--- start of DATA PROVIDED ---

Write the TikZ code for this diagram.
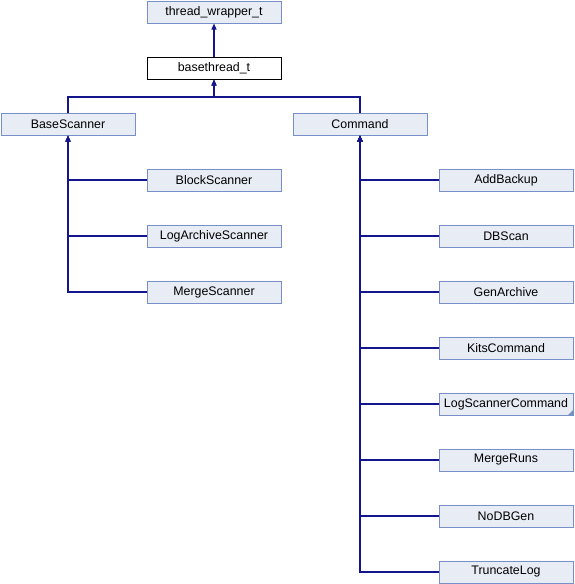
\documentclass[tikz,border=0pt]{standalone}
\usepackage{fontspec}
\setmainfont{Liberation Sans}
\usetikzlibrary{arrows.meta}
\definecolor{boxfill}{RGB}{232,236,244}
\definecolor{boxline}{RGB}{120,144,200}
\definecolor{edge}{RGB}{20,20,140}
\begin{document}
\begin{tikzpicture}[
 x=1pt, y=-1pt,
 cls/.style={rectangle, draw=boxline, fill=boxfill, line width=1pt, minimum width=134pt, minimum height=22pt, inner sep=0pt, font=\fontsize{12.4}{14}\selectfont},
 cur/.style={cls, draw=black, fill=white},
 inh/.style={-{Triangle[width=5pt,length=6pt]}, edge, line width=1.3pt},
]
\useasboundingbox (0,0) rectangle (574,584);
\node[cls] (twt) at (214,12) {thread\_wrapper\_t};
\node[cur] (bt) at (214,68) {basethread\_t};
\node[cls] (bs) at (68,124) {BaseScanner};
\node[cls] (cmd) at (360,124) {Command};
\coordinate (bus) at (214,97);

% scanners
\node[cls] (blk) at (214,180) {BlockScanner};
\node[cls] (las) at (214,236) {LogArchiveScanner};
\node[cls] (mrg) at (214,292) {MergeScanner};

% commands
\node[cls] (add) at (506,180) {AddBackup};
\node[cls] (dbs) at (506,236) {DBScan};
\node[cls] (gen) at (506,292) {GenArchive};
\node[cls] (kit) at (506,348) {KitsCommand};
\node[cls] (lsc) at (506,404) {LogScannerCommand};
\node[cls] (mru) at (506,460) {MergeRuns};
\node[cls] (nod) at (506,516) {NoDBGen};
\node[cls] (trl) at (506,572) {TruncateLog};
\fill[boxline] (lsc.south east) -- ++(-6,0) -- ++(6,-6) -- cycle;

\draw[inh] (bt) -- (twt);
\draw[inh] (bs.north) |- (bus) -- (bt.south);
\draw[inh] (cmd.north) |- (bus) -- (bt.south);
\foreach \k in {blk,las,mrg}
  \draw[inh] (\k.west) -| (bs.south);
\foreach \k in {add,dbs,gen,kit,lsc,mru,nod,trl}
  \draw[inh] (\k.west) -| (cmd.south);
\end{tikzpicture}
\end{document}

--- end of DATA PROVIDED ---

- TASK: Leave out the pictures and restate, word for word, the lines from the top of the data through the line containing "(bus) at (214,97);", both included.

- EXERCISE ANSWER:
Write the TikZ code for this diagram.
\documentclass[tikz,border=0pt]{standalone}
\usepackage{fontspec}
\setmainfont{Liberation Sans}
\usetikzlibrary{arrows.meta}
\definecolor{boxfill}{RGB}{232,236,244}
\definecolor{boxline}{RGB}{120,144,200}
\definecolor{edge}{RGB}{20,20,140}
\begin{document}
\begin{tikzpicture}[
 x=1pt, y=-1pt,
 cls/.style={rectangle, draw=boxline, fill=boxfill, line width=1pt, minimum width=134pt, minimum height=22pt, inner sep=0pt, font=\fontsize{12.4}{14}\selectfont},
 cur/.style={cls, draw=black, fill=white},
 inh/.style={-{Triangle[width=5pt,length=6pt]}, edge, line width=1.3pt},
]
\useasboundingbox (0,0) rectangle (574,584);
\node[cls] (twt) at (214,12) {thread\_wrapper\_t};
\node[cur] (bt) at (214,68) {basethread\_t};
\node[cls] (bs) at (68,124) {BaseScanner};
\node[cls] (cmd) at (360,124) {Command};
\coordinate (bus) at (214,97);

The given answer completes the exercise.